Scan the data. Collect each line that contains the word "matplotlib".

______

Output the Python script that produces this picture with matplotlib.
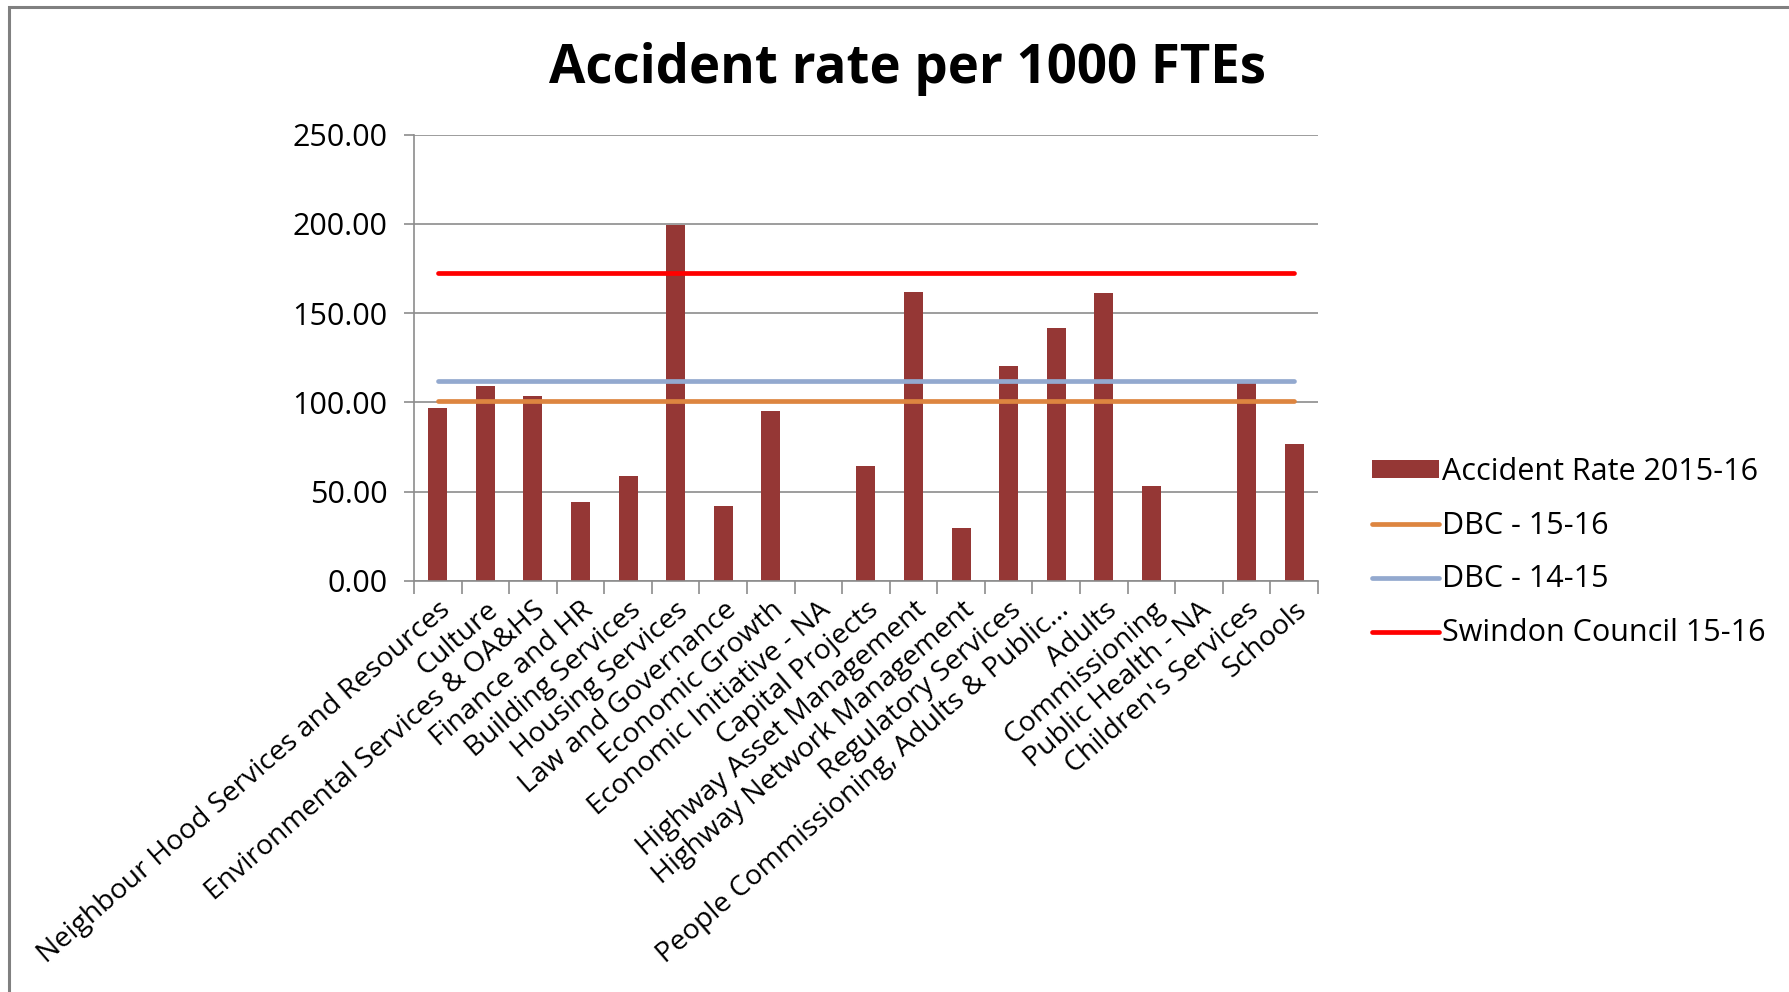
import matplotlib
matplotlib.use("Agg")
import matplotlib.pyplot as plt
from matplotlib.patches import Rectangle, Patch
from matplotlib.lines import Line2D
import numpy as np

plt.rcParams['font.family'] = ['Open Sans', 'DejaVu Sans']

categories = [
    "Neighbour Hood Services and Resources", "Culture", "Environmental Services & OA&HS",
    "Finance and HR", "Building Services", "Housing Services", "Law and Governance",
    "Economic Growth", "Economic Initiative - NA", "Capital Projects",
    "Highway Asset Management", "Highway Network Management", "Regulatory Services",
    "People Commissioning, Adults & Public...", "Adults", "Commissioning",
    "Public Health - NA", "Children's Services", "Schools",
]
accident_rate = [96.8, 109.1, 103.5, 44.1, 58.6, 199.2, 41.7, 95.3, 0.0, 64.4,
                 161.6, 29.4, 120.4, 141.5, 161.0, 53.1, 0.0, 111.0, 76.7]
dbc_1516 = 100.9
dbc_1415 = 112.2
swindon_1516 = 172.4

bar_color = "#953735"
orange = "#DD8540"
blue = "#93A9CF"
red = "#FF0000"
grid_gray = "#8C8C8C"

fig = plt.figure(figsize=(17.89, 9.92), dpi=100)
ax = fig.add_axes([0.2314, 0.4145, 0.5053, 0.4498])

x = np.arange(len(categories))
ax.bar(x, accident_rate, width=0.4, color=bar_color, zorder=2)
for val, col in [(dbc_1516, orange), (dbc_1415, blue), (swindon_1516, red)]:
    ax.plot(x, [val] * len(x), color=col, lw=3.4, solid_capstyle="round", zorder=3)

ax.set_xlim(-0.5, len(categories) - 0.5)
ax.set_ylim(0, 250)
ax.set_yticks(np.arange(0, 251, 50))
ax.set_yticklabels([f"{v:.2f}" for v in np.arange(0, 251, 50)], fontsize=22)
ax.yaxis.grid(True, color=grid_gray, lw=1.2, zorder=0)
ax.set_axisbelow(True)

# category ticks between bars, labels at bar centres
ax.set_xticks(np.arange(-0.5, len(categories), 1.0))
ax.set_xticklabels([])
ax.set_xticks(x, minor=True)
ax.set_xticklabels(categories, minor=True, rotation=41, ha="right",
                   rotation_mode="anchor", fontsize=20.4)
ax.tick_params(axis="x", which="major", length=9, color=grid_gray, width=1.2)
ax.tick_params(axis="x", which="minor", length=0, pad=11)
ax.tick_params(axis="y", length=7, color=grid_gray, width=1.2, pad=12)

for side in ["top", "right"]:
    ax.spines[side].set_visible(False)
for side in ["left", "bottom"]:
    ax.spines[side].set_color(grid_gray)
    ax.spines[side].set_linewidth(1.2)

fig.text(0.507, 0.93, "Accident rate per 1000 FTEs", ha="center", va="center",
         fontsize=38, fontweight="bold")

handles = [
    Patch(facecolor=bar_color),
    Line2D([], [], color=orange, lw=3.4, solid_capstyle="round"),
    Line2D([], [], color=blue, lw=3.4, solid_capstyle="round"),
    Line2D([], [], color=red, lw=3.4, solid_capstyle="round"),
]
labels = ["Accident Rate 2015-16", "DBC - 15-16", "DBC - 14-15", "Swindon Council 15-16"]
fig.legend(handles, labels, loc="center left", bbox_to_anchor=(0.767, 0.443),
           frameon=False, fontsize=22, handlelength=2.2, handleheight=0.5,
           handletextpad=0.1, labelspacing=0.78, borderpad=0, borderaxespad=0)

fig.add_artist(Rectangle((9 / 1789, -0.05), 1.2, 1.05 - 7 / 992,
                         transform=fig.transFigure, fill=False,
                         edgecolor="#808080", lw=2.2))

fig.savefig("out.png", dpi=100)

______

### Output below
Output the Python script that produces this picture with matplotlib.
import matplotlib
matplotlib.use("Agg")
import matplotlib.pyplot as plt
from matplotlib.patches import Rectangle, Patch
from matplotlib.lines import Line2D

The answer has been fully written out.